### Given problem
Write out the full listing exactly as given, minus the images.
※ ※ ※
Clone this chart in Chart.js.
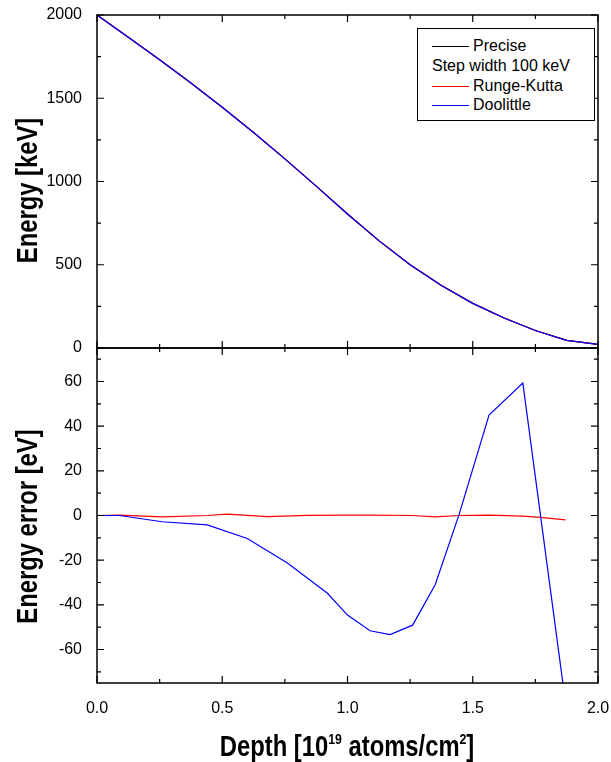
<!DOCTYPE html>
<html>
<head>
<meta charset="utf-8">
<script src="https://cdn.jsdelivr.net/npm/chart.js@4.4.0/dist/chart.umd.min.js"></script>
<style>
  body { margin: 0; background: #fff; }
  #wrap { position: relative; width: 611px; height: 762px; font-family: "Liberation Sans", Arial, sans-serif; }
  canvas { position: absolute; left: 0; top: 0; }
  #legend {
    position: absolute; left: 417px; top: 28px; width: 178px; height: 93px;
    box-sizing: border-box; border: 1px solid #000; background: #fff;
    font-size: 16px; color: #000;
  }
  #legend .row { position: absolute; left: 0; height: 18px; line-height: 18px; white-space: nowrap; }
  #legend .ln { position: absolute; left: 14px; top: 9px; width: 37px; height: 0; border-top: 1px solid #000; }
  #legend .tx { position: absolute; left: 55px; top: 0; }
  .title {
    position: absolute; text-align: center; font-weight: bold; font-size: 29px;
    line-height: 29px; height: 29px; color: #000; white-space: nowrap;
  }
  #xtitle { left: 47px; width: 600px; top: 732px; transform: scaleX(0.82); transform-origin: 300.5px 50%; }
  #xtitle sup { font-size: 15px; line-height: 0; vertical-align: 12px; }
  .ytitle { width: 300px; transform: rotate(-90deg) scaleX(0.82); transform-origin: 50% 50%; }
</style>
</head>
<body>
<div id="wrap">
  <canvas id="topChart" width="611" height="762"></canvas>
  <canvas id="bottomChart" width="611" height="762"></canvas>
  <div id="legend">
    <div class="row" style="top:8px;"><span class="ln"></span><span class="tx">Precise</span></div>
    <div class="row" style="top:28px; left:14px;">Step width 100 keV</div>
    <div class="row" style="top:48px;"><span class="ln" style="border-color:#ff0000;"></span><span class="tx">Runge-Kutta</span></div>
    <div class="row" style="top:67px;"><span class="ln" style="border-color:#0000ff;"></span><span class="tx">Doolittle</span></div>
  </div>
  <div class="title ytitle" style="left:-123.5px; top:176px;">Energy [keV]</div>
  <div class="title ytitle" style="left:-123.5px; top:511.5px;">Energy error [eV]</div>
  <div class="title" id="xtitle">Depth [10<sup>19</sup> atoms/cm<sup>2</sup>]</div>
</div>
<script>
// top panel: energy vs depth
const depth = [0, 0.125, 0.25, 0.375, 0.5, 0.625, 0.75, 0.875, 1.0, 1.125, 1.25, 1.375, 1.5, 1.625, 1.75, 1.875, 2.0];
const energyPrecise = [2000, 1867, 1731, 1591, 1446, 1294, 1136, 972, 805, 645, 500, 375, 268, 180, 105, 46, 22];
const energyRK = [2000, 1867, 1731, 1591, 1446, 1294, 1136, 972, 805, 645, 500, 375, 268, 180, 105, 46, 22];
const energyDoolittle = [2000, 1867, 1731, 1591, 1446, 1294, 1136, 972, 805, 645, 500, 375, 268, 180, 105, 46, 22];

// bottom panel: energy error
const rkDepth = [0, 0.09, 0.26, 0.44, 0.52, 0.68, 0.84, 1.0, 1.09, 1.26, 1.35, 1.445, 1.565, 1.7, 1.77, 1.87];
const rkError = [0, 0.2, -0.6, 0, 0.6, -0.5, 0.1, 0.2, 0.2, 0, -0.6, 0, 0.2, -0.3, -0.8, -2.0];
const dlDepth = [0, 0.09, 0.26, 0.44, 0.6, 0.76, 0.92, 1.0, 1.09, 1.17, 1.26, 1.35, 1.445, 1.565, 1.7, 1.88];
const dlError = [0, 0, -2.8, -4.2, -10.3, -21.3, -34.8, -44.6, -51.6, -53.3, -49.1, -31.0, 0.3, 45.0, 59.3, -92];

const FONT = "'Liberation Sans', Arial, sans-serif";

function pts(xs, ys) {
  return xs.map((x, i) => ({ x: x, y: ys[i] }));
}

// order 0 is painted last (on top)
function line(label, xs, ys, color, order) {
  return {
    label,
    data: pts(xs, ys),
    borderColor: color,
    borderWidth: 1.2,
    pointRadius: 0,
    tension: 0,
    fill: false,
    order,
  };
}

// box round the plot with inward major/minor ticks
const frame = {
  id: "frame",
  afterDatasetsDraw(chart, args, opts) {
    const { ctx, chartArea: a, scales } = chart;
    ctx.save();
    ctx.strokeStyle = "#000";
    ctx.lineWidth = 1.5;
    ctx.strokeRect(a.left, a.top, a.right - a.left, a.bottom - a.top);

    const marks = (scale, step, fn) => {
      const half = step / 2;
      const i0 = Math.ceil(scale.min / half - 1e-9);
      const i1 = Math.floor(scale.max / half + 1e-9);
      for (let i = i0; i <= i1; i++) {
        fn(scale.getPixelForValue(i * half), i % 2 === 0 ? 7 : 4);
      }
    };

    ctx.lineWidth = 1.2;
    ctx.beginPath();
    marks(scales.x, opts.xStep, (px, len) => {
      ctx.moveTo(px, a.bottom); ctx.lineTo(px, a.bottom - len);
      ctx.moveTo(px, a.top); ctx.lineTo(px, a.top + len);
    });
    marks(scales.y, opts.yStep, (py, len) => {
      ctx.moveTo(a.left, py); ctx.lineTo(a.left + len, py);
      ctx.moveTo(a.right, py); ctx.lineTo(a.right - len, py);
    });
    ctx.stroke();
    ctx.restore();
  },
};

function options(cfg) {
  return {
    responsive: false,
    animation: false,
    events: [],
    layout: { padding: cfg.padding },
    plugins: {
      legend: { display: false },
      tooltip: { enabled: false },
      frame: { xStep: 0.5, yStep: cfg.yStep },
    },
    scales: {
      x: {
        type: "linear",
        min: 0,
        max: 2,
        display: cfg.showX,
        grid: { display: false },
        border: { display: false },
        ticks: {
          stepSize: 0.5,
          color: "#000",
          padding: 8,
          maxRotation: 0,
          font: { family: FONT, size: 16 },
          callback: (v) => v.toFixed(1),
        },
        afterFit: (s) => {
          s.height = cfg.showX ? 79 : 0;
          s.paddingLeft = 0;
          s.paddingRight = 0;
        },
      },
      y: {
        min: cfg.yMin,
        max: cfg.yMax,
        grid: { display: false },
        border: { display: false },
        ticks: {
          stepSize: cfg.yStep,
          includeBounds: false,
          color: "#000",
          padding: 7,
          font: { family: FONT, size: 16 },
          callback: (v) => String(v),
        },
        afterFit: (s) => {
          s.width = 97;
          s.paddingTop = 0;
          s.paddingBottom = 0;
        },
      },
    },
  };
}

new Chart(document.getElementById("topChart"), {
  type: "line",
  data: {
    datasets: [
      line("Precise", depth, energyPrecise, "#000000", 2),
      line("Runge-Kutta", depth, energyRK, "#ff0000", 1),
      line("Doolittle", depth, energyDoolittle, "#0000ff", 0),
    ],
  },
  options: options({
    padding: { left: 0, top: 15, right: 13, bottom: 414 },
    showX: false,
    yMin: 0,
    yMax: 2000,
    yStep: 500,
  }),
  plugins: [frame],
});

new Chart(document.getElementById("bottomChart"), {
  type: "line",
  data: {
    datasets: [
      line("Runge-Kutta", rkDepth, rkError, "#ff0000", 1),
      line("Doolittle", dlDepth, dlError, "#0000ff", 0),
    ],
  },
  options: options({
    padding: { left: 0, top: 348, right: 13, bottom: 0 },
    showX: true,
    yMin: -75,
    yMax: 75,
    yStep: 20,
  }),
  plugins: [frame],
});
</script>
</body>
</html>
※ ※ ※
### Right answer
Clone this chart in Chart.js.
<!DOCTYPE html>
<html>
<head>
<meta charset="utf-8">
<script src="https://cdn.jsdelivr.net/npm/chart.js@4.4.0/dist/chart.umd.min.js"></script>
<style>
  body { margin: 0; background: #fff; }
  #wrap { position: relative; width: 611px; height: 762px; font-family: "Liberation Sans", Arial, sans-serif; }
  canvas { position: absolute; left: 0; top: 0; }
  #legend {
    position: absolute; left: 417px; top: 28px; width: 178px; height: 93px;
    box-sizing: border-box; border: 1px solid #000; background: #fff;
    font-size: 16px; color: #000;
  }
  #legend .row { position: absolute; left: 0; height: 18px; line-height: 18px; white-space: nowrap; }
  #legend .ln { position: absolute; left: 14px; top: 9px; width: 37px; height: 0; border-top: 1px solid #000; }
  #legend .tx { position: absolute; left: 55px; top: 0; }
  .title {
    position: absolute; text-align: center; font-weight: bold; font-size: 29px;
    line-height: 29px; height: 29px; color: #000; white-space: nowrap;
  }
  #xtitle { left: 47px; width: 600px; top: 732px; transform: scaleX(0.82); transform-origin: 300.5px 50%; }
  #xtitle sup { font-size: 15px; line-height: 0; vertical-align: 12px; }
  .ytitle { width: 300px; transform: rotate(-90deg) scaleX(0.82); transform-origin: 50% 50%; }
</style>
</head>
<body>
<div id="wrap">
  <canvas id="topChart" width="611" height="762"></canvas>
  <canvas id="bottomChart" width="611" height="762"></canvas>
  <div id="legend">
    <div class="row" style="top:8px;"><span class="ln"></span><span class="tx">Precise</span></div>
    <div class="row" style="top:28px; left:14px;">Step width 100 keV</div>
    <div class="row" style="top:48px;"><span class="ln" style="border-color:#ff0000;"></span><span class="tx">Runge-Kutta</span></div>
    <div class="row" style="top:67px;"><span class="ln" style="border-color:#0000ff;"></span><span class="tx">Doolittle</span></div>
  </div>
  <div class="title ytitle" style="left:-123.5px; top:176px;">Energy [keV]</div>
  <div class="title ytitle" style="left:-123.5px; top:511.5px;">Energy error [eV]</div>
  <div class="title" id="xtitle">Depth [10<sup>19</sup> atoms/cm<sup>2</sup>]</div>
</div>
<script>
// top panel: energy vs depth
const depth = [0, 0.125, 0.25, 0.375, 0.5, 0.625, 0.75, 0.875, 1.0, 1.125, 1.25, 1.375, 1.5, 1.625, 1.75, 1.875, 2.0];
const energyPrecise = [2000, 1867, 1731, 1591, 1446, 1294, 1136, 972, 805, 645, 500, 375, 268, 180, 105, 46, 22];
const energyRK = [2000, 1867, 1731, 1591, 1446, 1294, 1136, 972, 805, 645, 500, 375, 268, 180, 105, 46, 22];
const energyDoolittle = [2000, 1867, 1731, 1591, 1446, 1294, 1136, 972, 805, 645, 500, 375, 268, 180, 105, 46, 22];

// bottom panel: energy error
const rkDepth = [0, 0.09, 0.26, 0.44, 0.52, 0.68, 0.84, 1.0, 1.09, 1.26, 1.35, 1.445, 1.565, 1.7, 1.77, 1.87];
const rkError = [0, 0.2, -0.6, 0, 0.6, -0.5, 0.1, 0.2, 0.2, 0, -0.6, 0, 0.2, -0.3, -0.8, -2.0];
const dlDepth = [0, 0.09, 0.26, 0.44, 0.6, 0.76, 0.92, 1.0, 1.09, 1.17, 1.26, 1.35, 1.445, 1.565, 1.7, 1.88];
const dlError = [0, 0, -2.8, -4.2, -10.3, -21.3, -34.8, -44.6, -51.6, -53.3, -49.1, -31.0, 0.3, 45.0, 59.3, -92];

const FONT = "'Liberation Sans', Arial, sans-serif";

function pts(xs, ys) {
  return xs.map((x, i) => ({ x: x, y: ys[i] }));
}

// order 0 is painted last (on top)
function line(label, xs, ys, color, order) {
  return {
    label,
    data: pts(xs, ys),
    borderColor: color,
    borderWidth: 1.2,
    pointRadius: 0,
    tension: 0,
    fill: false,
    order,
  };
}

// box round the plot with inward major/minor ticks
const frame = {
  id: "frame",
  afterDatasetsDraw(chart, args, opts) {
    const { ctx, chartArea: a, scales } = chart;
    ctx.save();
    ctx.strokeStyle = "#000";
    ctx.lineWidth = 1.5;
    ctx.strokeRect(a.left, a.top, a.right - a.left, a.bottom - a.top);

    const marks = (scale, step, fn) => {
      const half = step / 2;
      const i0 = Math.ceil(scale.min / half - 1e-9);
      const i1 = Math.floor(scale.max / half + 1e-9);
      for (let i = i0; i <= i1; i++) {
        fn(scale.getPixelForValue(i * half), i % 2 === 0 ? 7 : 4);
      }
    };

    ctx.lineWidth = 1.2;
    ctx.beginPath();
    marks(scales.x, opts.xStep, (px, len) => {
      ctx.moveTo(px, a.bottom); ctx.lineTo(px, a.bottom - len);
      ctx.moveTo(px, a.top); ctx.lineTo(px, a.top + len);
    });
    marks(scales.y, opts.yStep, (py, len) => {
      ctx.moveTo(a.left, py); ctx.lineTo(a.left + len, py);
      ctx.moveTo(a.right, py); ctx.lineTo(a.right - len, py);
    });
    ctx.stroke();
    ctx.restore();
  },
};

function options(cfg) {
  return {
    responsive: false,
    animation: false,
    events: [],
    layout: { padding: cfg.padding },
    plugins: {
      legend: { display: false },
      tooltip: { enabled: false },
      frame: { xStep: 0.5, yStep: cfg.yStep },
    },
    scales: {
      x: {
        type: "linear",
        min: 0,
        max: 2,
        display: cfg.showX,
        grid: { display: false },
        border: { display: false },
        ticks: {
          stepSize: 0.5,
          color: "#000",
          padding: 8,
          maxRotation: 0,
          font: { family: FONT, size: 16 },
          callback: (v) => v.toFixed(1),
        },
        afterFit: (s) => {
          s.height = cfg.showX ? 79 : 0;
          s.paddingLeft = 0;
          s.paddingRight = 0;
        },
      },
      y: {
        min: cfg.yMin,
        max: cfg.yMax,
        grid: { display: false },
        border: { display: false },
        ticks: {
          stepSize: cfg.yStep,
          includeBounds: false,
          color: "#000",
          padding: 7,
          font: { family: FONT, size: 16 },
          callback: (v) => String(v),
        },
        afterFit: (s) => {
          s.width = 97;
          s.paddingTop = 0;
          s.paddingBottom = 0;
        },
      },
    },
  };
}

new Chart(document.getElementById("topChart"), {
  type: "line",
  data: {
    datasets: [
      line("Precise", depth, energyPrecise, "#000000", 2),
      line("Runge-Kutta", depth, energyRK, "#ff0000", 1),
      line("Doolittle", depth, energyDoolittle, "#0000ff", 0),
    ],
  },
  options: options({
    padding: { left: 0, top: 15, right: 13, bottom: 414 },
    showX: false,
    yMin: 0,
    yMax: 2000,
    yStep: 500,
  }),
  plugins: [frame],
});

new Chart(document.getElementById("bottomChart"), {
  type: "line",
  data: {
    datasets: [
      line("Runge-Kutta", rkDepth, rkError, "#ff0000", 1),
      line("Doolittle", dlDepth, dlError, "#0000ff", 0),
    ],
  },
  options: options({
    padding: { left: 0, top: 348, right: 13, bottom: 0 },
    showX: true,
    yMin: -75,
    yMax: 75,
    yStep: 20,
  }),
  plugins: [frame],
});
</script>
</body>
</html>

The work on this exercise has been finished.